I'd never read Franz Kafka's "Josephine the Singer, or the Mouse Folk," the last story in the Modern Library "Selected Stories," and was moved by it reading it yesterday in a totally incongruous beach setting - an apt summation of the great stories in this collection - and possibly K's most direct presentation of the role of the artist in society. The title character sings for her people particularly in times of distress, and when she sings the word gets around and they gather around her - even though, as the narrator notes, they're pretty sure she's not really that great of a singer - and in fact they gather around to hear her out of a sense of loyalty of civic responsibility, sometimes she starts to sing and they crowd has to be herded together by officials of some sort; at times, she goes on a protest strike, once eliminating the grace notes from her songs, but nobody could tell the difference.
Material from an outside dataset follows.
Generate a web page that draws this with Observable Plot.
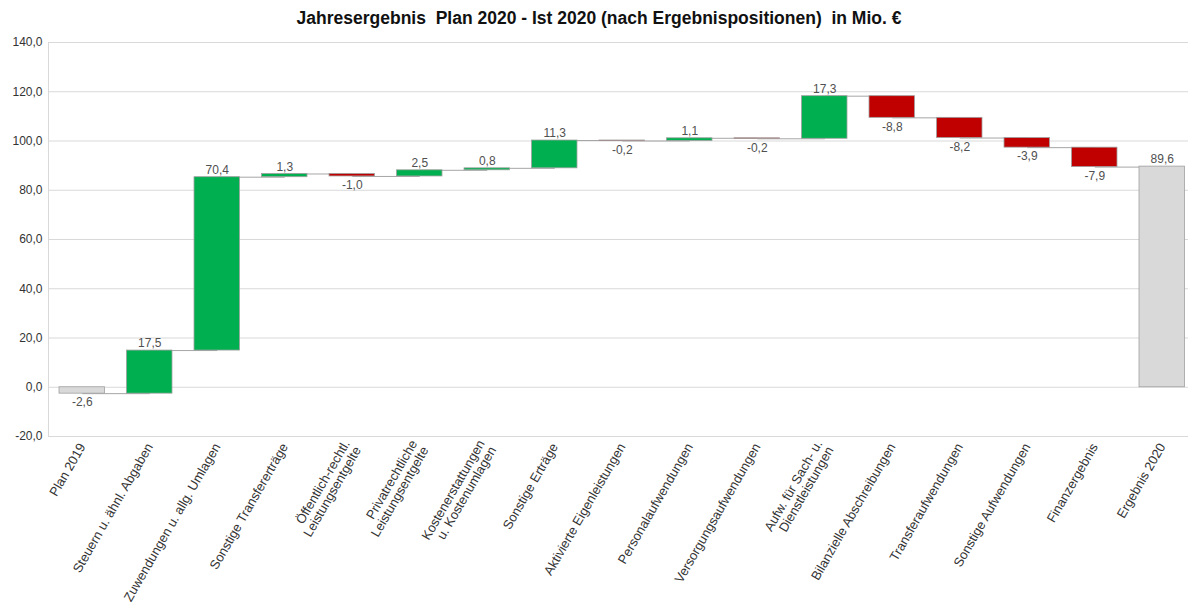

Then she asks to be relieved of the responsibility of working, because she's an artist - this does not stand her in good stead. As with so much of Kafka, the meaning or significance is right before us but elusive: are great artists unappreciated? or are there a lot of phony artists beloved by the masses because their work is so ordinary and palliative? Reading the brief Philip Rahv intro to this edition, or in fact any work on Kafka, will tell you that he was oppressed by his tedious employment and wrote in what extra time he could find, sometimes in frantic all-night bouts of composition: of course he would sympathize with an artist who wants to be free of the responsibilities of work: but of course that's not really the point - for Kafka and for other great artists their artistry is a completely consuming form of work, a burden far greater and a responsibility far more profound than any conventional employment. All of these ambiguities course through this story, one of his best. (Funny that Rahv's 1952 introduction suggests it's too soon, at that time, to evaluate Kafka's work - even in the 1950s, readers were still just beginning to understand his profound influence and significance.)